The nation appears to be running out of options after finance minister Michael Sarris returned from Moscow without an agreement to amend the terms of a €2.5bn bilateral loan or any new financing arrangement.

Reports from Germany have suggested that Germany's Chancellor Angela Merkel would urge the rejection of Cyprus's latest plan - which includes a raid on the nation's pension funds - if it was presented to the so-called Troika of the European Union, the European Central Bank and the International Monetary Fund this weekend.

"Today, parliament decides whether we remain in the eurozone or out," Cyprus Central Bank president Panicos Demetriades told lawmakers. "If we don't approve the bill, the country will go into default."

Parliamentarians need to create a plan that will raise around €5.8bn before the Troika will agree to release a further €10bn in rescue loans - cash that is desperately needed to shore up the nation's crippled banks which, at present, are being kept alive through the ECB's Emergency Liquidity Assistance programme. However, the ECB said it would shut the programme down early next week if lawmakers weren't able to reach a workable deal.

"The next few hours will determine the fate of the country," said government spokesperson Christos Stylanides before the debate. "We must all assume our share of the responsibility."

The country's biggest lender, the Bank of Cyprus, issued a statement urging its politicians to reconsider the week's earlier proposal from the Eurogroup (the collection of eurozone finance ministers) which suggested exempting smaller depositors from the proposed levy and charging instead a higher rate on savings accounts containing more than €100,000.

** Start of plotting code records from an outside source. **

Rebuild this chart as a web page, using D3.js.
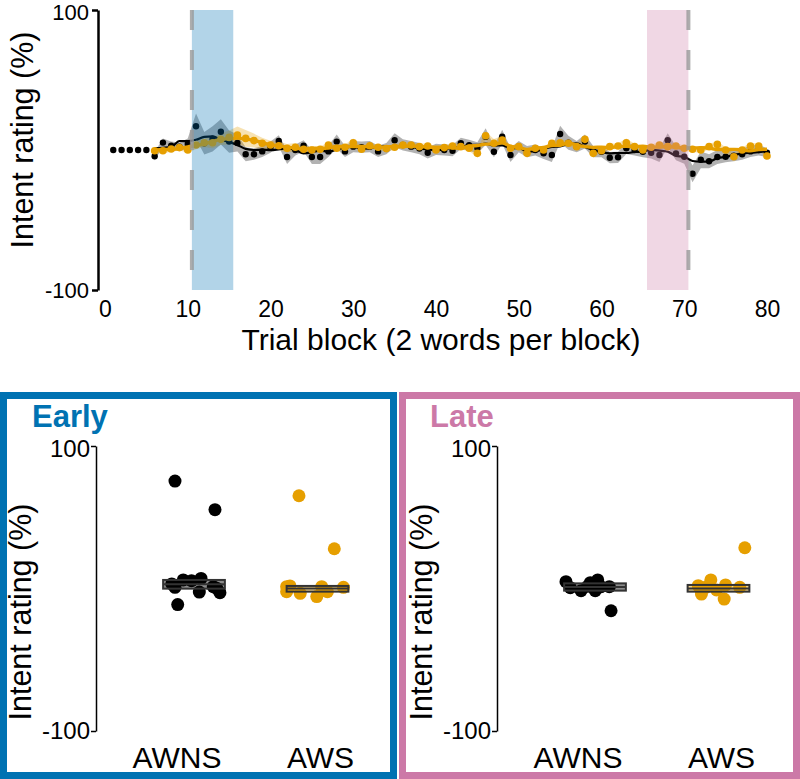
<!DOCTYPE html>
<html><head><meta charset="utf-8">
<script src="https://cdn.jsdelivr.net/npm/d3@7"></script>
<style>
body{margin:0;background:#fff}
svg{display:block}
text{font-family:"Liberation Sans",Arial,Helvetica,sans-serif;fill:#000}
</style>
</head><body>
<svg id="c" width="800" height="779"></svg>
<script>
// ---------------- DATA ----------------
const preBlocks = [1, 2, 3, 4, 5];
const preValues = [0, 0, 0, 0, 0];
const firstBlock = 6;
const awnsMeans = [
  -4.5, 5.3, 3.1, 2.4, 4.3,
  17, 4.8, 8, 13, 6, 5,
  -3, -3, -1, 2,
  6.5, -5, 0, 3, -5, -5, -1, 6, -1, 2.4,
  2, 2.4, -1, 1, 7, 3.6, 2.4, 1, -2, 0.5,
  0, -0.5, 4.8, 3.4, 1.5, 9.5, -1.2, 9.5, -3.6, 2.4,
  -1.2, 0, -2.4, -3.6, 11.4, 5.2, 2.4, 6, -1.2, -1.2,
  -5.5, -5.2, 1.2, 0, -1.2, -2, -3.6, 7, -2.4, -4.8,
  -17, -7, -8, -5, -4.8, -4, -3, -1, 0, -2
];
const awnsSE = [
  3, 3, 3, 3, 4,
  9, 8, 9, 9, 8, 6,
  5, 4, 4, 4,
  4, 5, 4, 4, 5, 5, 4, 5, 4, 4,
  4, 4, 4, 4, 5, 4, 4, 4, 4, 4,
  4, 4, 4, 4, 4, 6, 4, 5, 5, 4,
  4, 4, 4, 5, 6, 5, 4, 5, 4, 4,
  4, 4, 4, 4, 4, 4, 5, 5, 5, 5,
  6, 6, 5, 5, 4, 4, 4, 4, 4, 3
];
const awsMeans = [
  -0.5, -0.5, 0.7, 1.7, 0,
  3.6, 5.2, 5.2, 7.6, 9, 10.7,
  8.3, 6.7, 4.8, 3.6,
  3, 1.2, 2, 0.5, 0, 0.5, 3.6, 1.2, 2, 5.2,
  0.5, 3, 2, 1, 2, 3.6, 3.6, 2.4, 2.9, 0,
  1.7, 2.9, 2.4, 1.2, -2.4, 10.2, 4.8, 7.1, 1.2, 2.4,
  -2.4, 1.2, 0, 4.8, 5.2, 4.8, 2.4, 7.6, -2.4, -0.5,
  2.4, 2.9, 5.2, 2.4, 0, 2, 3.6, 2.4, 2.9, 1.2,
  0.5, 0, 2.4, 4, 0, -4.8, 0, 2.9, 2.9, -4.3
];
const awsSE = [
  2, 2, 2, 2, 2,
  3, 3, 4, 4, 5, 6,
  6, 5, 4, 3,
  3, 3, 3, 2, 2, 2, 2, 2, 2, 3,
  2, 2, 2, 2, 2, 2, 2, 2, 2, 2,
  2, 2, 2, 2, 3, 3, 3, 3, 2, 2,
  2, 2, 2, 2, 2, 2, 2, 3, 2, 2,
  2, 2, 3, 2, 2, 2, 2, 2, 2, 2,
  2, 2, 2, 2, 2, 2, 2, 2, 2, 3
];
const earlyWindow = [10.5, 15.5];
const lateWindow = [65.5, 70.5];
const xTicks = [0, 10, 20, 30, 40, 50, 60, 70, 80];
const yTicks = [-100, 100];
const groups = ["AWNS", "AWS"];

// Individual participants (x in category units incl. jitter, y = rating)
const earlyAWNS_x = [0.846, 1.17, 0.82, 0.846, 0.913, 0.98, 1.057, 1.043, 1.156, 1.184, 1.21, 0.868];
const earlyAWNS_y = [75.4, 55.3, 3.2, 0.8, 6, 5.5, 7.1, -2.5, 1.3, 0.1, -2.9, -11.3];
const earlyAWS_x = [1.85, 2.136, 1.777, 1.75, 1.86, 1.994, 2.034, 2.08, 2.21, 1.75];
const earlyAWS_y = [65.1, 27.9, 1.8, -2.2, -3.4, -5.7, 1.3, -2.2, 0.8, 1.3];
const lateAWNS_x = [0.765, 0.8, 0.887, 0.962, 1.022, 1.002, 1.049, 1.116, 1.13, 0.94];
const lateAWNS_y = [4.8, 0.6, -1.5, 4.1, 6, -1.5, 1.3, 1.3, -15.6, 1.5];
const lateAWS_x = [2.213, 1.836, 1.938, 1.862, 1.984, 2.057, 2.046, 2.172, 1.9];
const lateAWS_y = [28.6, 2, 6, -3.9, -1, 2.5, -7.4, 0.8, 1];
// crossbars [low, mid, high]
const earlyBars = [[-0.1, 3, 6], [-2.2, 0, 1.8]];
const lateBars = [[-1.5, 1, 3.6], [-2.2, 0, 2.5]];

// ---------------- STYLE ----------------
const BLACK = "#000000", ORANGE = "#E69F00", BLUE = "#0072B2", PINK = "#CC79A7";
const svg = d3.select("#c");
const fmt = d => String(d);

// ---------------- TOP PANEL ----------------
const x = d3.scaleLinear().domain([0, 80]).range([105, 767]);
const y = d3.scaleLinear().domain([-100, 100]).range([290, 10]);

function series(means, se) {
  return means.map((m, i) => ({ b: firstBlock + i, m, se: se[i] }));
}
function smooth(data, k) {
  return data.map((d, i) => {
    const w = data.slice(Math.max(0, i - k), Math.min(data.length, i + k + 1));
    return { b: d.b, m: d3.mean(w, e => e.m) };
  });
}
const sA = series(awnsMeans, awnsSE), sB = series(awsMeans, awsSE);

const gTop = svg.append("g");
const area = d3.area().x(d => x(d.b)).y0(d => y(d.m - d.se)).y1(d => y(d.m + d.se));
const line = d3.line().x(d => x(d.b)).y(d => y(d.m)).curve(d3.curveMonotoneX);

gTop.append("path").datum(sA).attr("d", area).attr("fill", BLACK).attr("fill-opacity", 0.3);
gTop.append("path").datum(sB).attr("d", area).attr("fill", ORANGE).attr("fill-opacity", 0.3);
gTop.append("path").datum(smooth(sA, 2)).attr("d", line).attr("fill", "none").attr("stroke", BLACK).attr("stroke-width", 2.2);
gTop.selectAll("circle.a").data(sA).join("circle").attr("class", "a")
  .attr("cx", d => x(d.b)).attr("cy", d => y(d.m)).attr("r", 3.2).attr("fill", BLACK);
gTop.selectAll("circle.pre").data(preBlocks).join("circle").attr("class", "pre")
  .attr("cx", d => x(d)).attr("cy", (d, i) => y(preValues[i])).attr("r", 3.2).attr("fill", BLACK);
gTop.append("path").datum(smooth(sB, 2)).attr("d", line).attr("fill", "none").attr("stroke", ORANGE).attr("stroke-width", 3.4);
gTop.selectAll("circle.b").data(sB).join("circle").attr("class", "b")
  .attr("cx", d => x(d.b)).attr("cy", d => y(d.m)).attr("r", 3.8).attr("fill", ORANGE);

// windows
[[earlyWindow, BLUE], [lateWindow, PINK]].forEach(([w, c]) => {
  gTop.append("rect").attr("x", x(w[0])).attr("width", x(w[1]) - x(w[0]))
    .attr("y", y(100)).attr("height", y(-100) - y(100)).attr("fill", c).attr("fill-opacity", 0.3);
});
[earlyWindow[0], lateWindow[1]].forEach(v => {
  gTop.append("line").attr("x1", x(v)).attr("x2", x(v)).attr("y1", y(100)).attr("y2", y(-100))
    .attr("stroke", "#999").attr("stroke-opacity", 0.8).attr("stroke-width", 4).attr("stroke-dasharray", "20,20");
});

// axes
const yAx = gTop.append("g").attr("transform", `translate(98,0)`)
  .call(d3.axisLeft(y).tickValues(yTicks).tickSize(6).tickSizeOuter(0).tickFormat(fmt));
yAx.select(".domain").attr("stroke-width", 2.5);
yAx.selectAll(".tick line").attr("stroke-width", 2.5);
yAx.selectAll("text").style("font-size", "22px").attr("x", -9).attr("dy", d => d > 0 ? "0.45em" : "0.32em");
const xAx = gTop.append("g").attr("transform", `translate(0,298)`)
  .call(d3.axisBottom(x).tickValues(xTicks).tickSize(0).tickFormat(fmt));
xAx.select(".domain").remove();
xAx.selectAll("text").style("font-size", "23px");
gTop.append("text").attr("transform", "translate(33,140) rotate(-90)").attr("text-anchor", "middle")
  .style("font-size", "30.5px").text("Intent rating (%)");
gTop.append("text").attr("x", 441).attr("y", 350).attr("text-anchor", "middle")
  .style("font-size", "30px").text("Trial block (2 words per block)");

// ---------------- BOTTOM PANELS ----------------
function panel(opts) {
  const g = svg.append("g");
  g.append("rect").attr("x", opts.x0 + 3.5).attr("y", 395.5).attr("width", opts.w - 7).attr("height", 380)
    .attr("fill", "#fff").attr("stroke", opts.color).attr("stroke-width", 7);
  g.append("text").attr("x", opts.titleX).attr("y", 427).style("font-size", "31px").style("font-weight", "bold")
    .style("fill", opts.color).text(opts.title);
  const yy = d3.scaleLinear().domain([-100, 100]).range([731, 446]);
  const xx = d3.scaleLinear().domain([1, 2]).range([opts.c1, opts.c1 + 123.5]);
  const ax = g.append("g").attr("transform", `translate(${opts.axisX},0)`)
    .call(d3.axisLeft(yy).tickValues(yTicks).tickSize(5).tickSizeOuter(0).tickFormat(fmt));
  ax.select(".domain").attr("stroke-width", 1.5);
  ax.selectAll(".tick line").attr("stroke-width", 1.5);
  ax.selectAll("text").style("font-size", "24px").attr("x", -6).attr("dy", d => d > 0 ? "0.42em" : "0.32em");
  g.append("text").attr("transform", `translate(${opts.axisX - 65},612) rotate(-90)`).attr("text-anchor", "middle")
    .style("font-size", "30.5px").text("Intent rating (%)");
  g.selectAll("text.cat").data(groups).join("text").attr("class", "cat")
    .attr("x", (d, i) => xx(i + 1) + opts.labelShift[i]).attr("y", 768).attr("text-anchor", "middle")
    .style("font-size", "30px").text(d => d);
  const pts = [[opts.ax, opts.ay, BLACK], [opts.bx, opts.by, ORANGE]];
  pts.forEach(([xs, ys, c]) => {
    g.selectAll(null).data(xs).join("circle")
      .attr("cx", d => xx(d)).attr("cy", (d, i) => yy(ys[i])).attr("r", 6.5).attr("fill", c);
  });
  opts.bars.forEach((b, i) => {
    const c = i === 0 ? BLACK : ORANGE;
    g.append("rect").attr("x", xx(i + 1 - 0.25)).attr("width", xx(i + 1.25) - xx(i + 0.75))
      .attr("y", yy(b[2])).attr("height", yy(b[0]) - yy(b[2]))
      .attr("fill", c).attr("fill-opacity", 0.45).attr("stroke", "#333").attr("stroke-width", 2);
    g.append("line").attr("x1", xx(i + 0.75)).attr("x2", xx(i + 1.25)).attr("y1", yy(b[1])).attr("y2", yy(b[1]))
      .attr("stroke", "#333").attr("stroke-width", 2);
  });
}
panel({ x0: 0, w: 397, color: BLUE, title: "Early", titleX: 32, axisX: 96, c1: 194, labelShift: [-17, 3],
  ax: earlyAWNS_x, ay: earlyAWNS_y, bx: earlyAWS_x, by: earlyAWS_y, bars: earlyBars });
panel({ x0: 399, w: 401, color: PINK, title: "Late", titleX: 430, axisX: 497, c1: 595, labelShift: [-17, 3],
  ax: lateAWNS_x, ay: lateAWNS_y, bx: lateAWS_x, by: lateAWS_y, bars: lateBars });
</script>
</body></html>
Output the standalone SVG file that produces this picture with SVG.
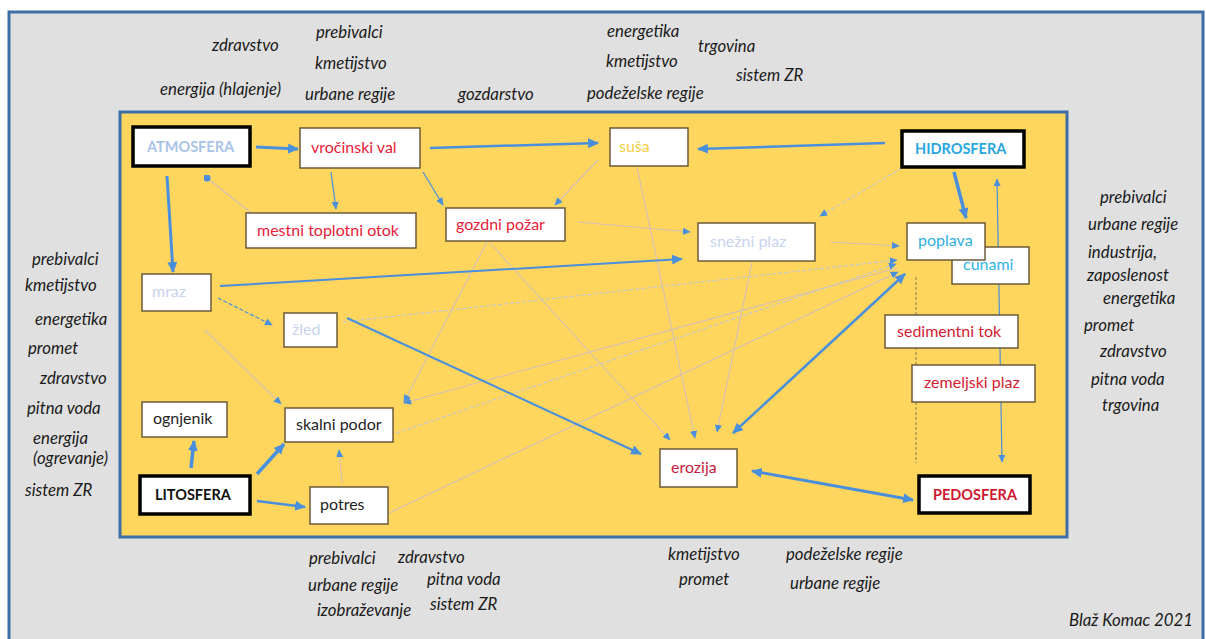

"Since it was evident that there were no alternative solutions there must be no further delay in adopting the Eurogroup's proposal," the bank said in a statement, warning that all deposits would be lost if the system collapsed. "And finally, we want to highlight that any return to the Cypriot pound means significant loss of asset value and lead to a vicious circle of devaluation and hyperinflation."

The latest plan is reported to include splitting the country's banks, protecting smaller depositors (around half of the €70bn held in Cypriot banks is thought to be in accounts containing less than €100,000) in a so-called "good bank" and allowing the failure of the residual "bad" bank.

Lawmakers are also considering so-called capital control legislation that would put limits on cash withdraws and the closing of time-deposit accounts and give far-reaching powers to the Central Bank president Demetriades to prevent capital flight.

"While repercussions will still be severe on the Cypriot economy (we expect a fall in GDP of 9 percent this year), with a loss of confidence among foreign large deposit holders and to the Cypriot financial sector, the current proposals are much better than any other alternative on the table," wrote Societe Generale economists Michala Marcussen and Anatoli Annenkov in a client note published Friday.

"In terms of contagion to other countries, the risks should be more limited, although confidence in the European leaders' abilities to tackle the crisis will not have increased."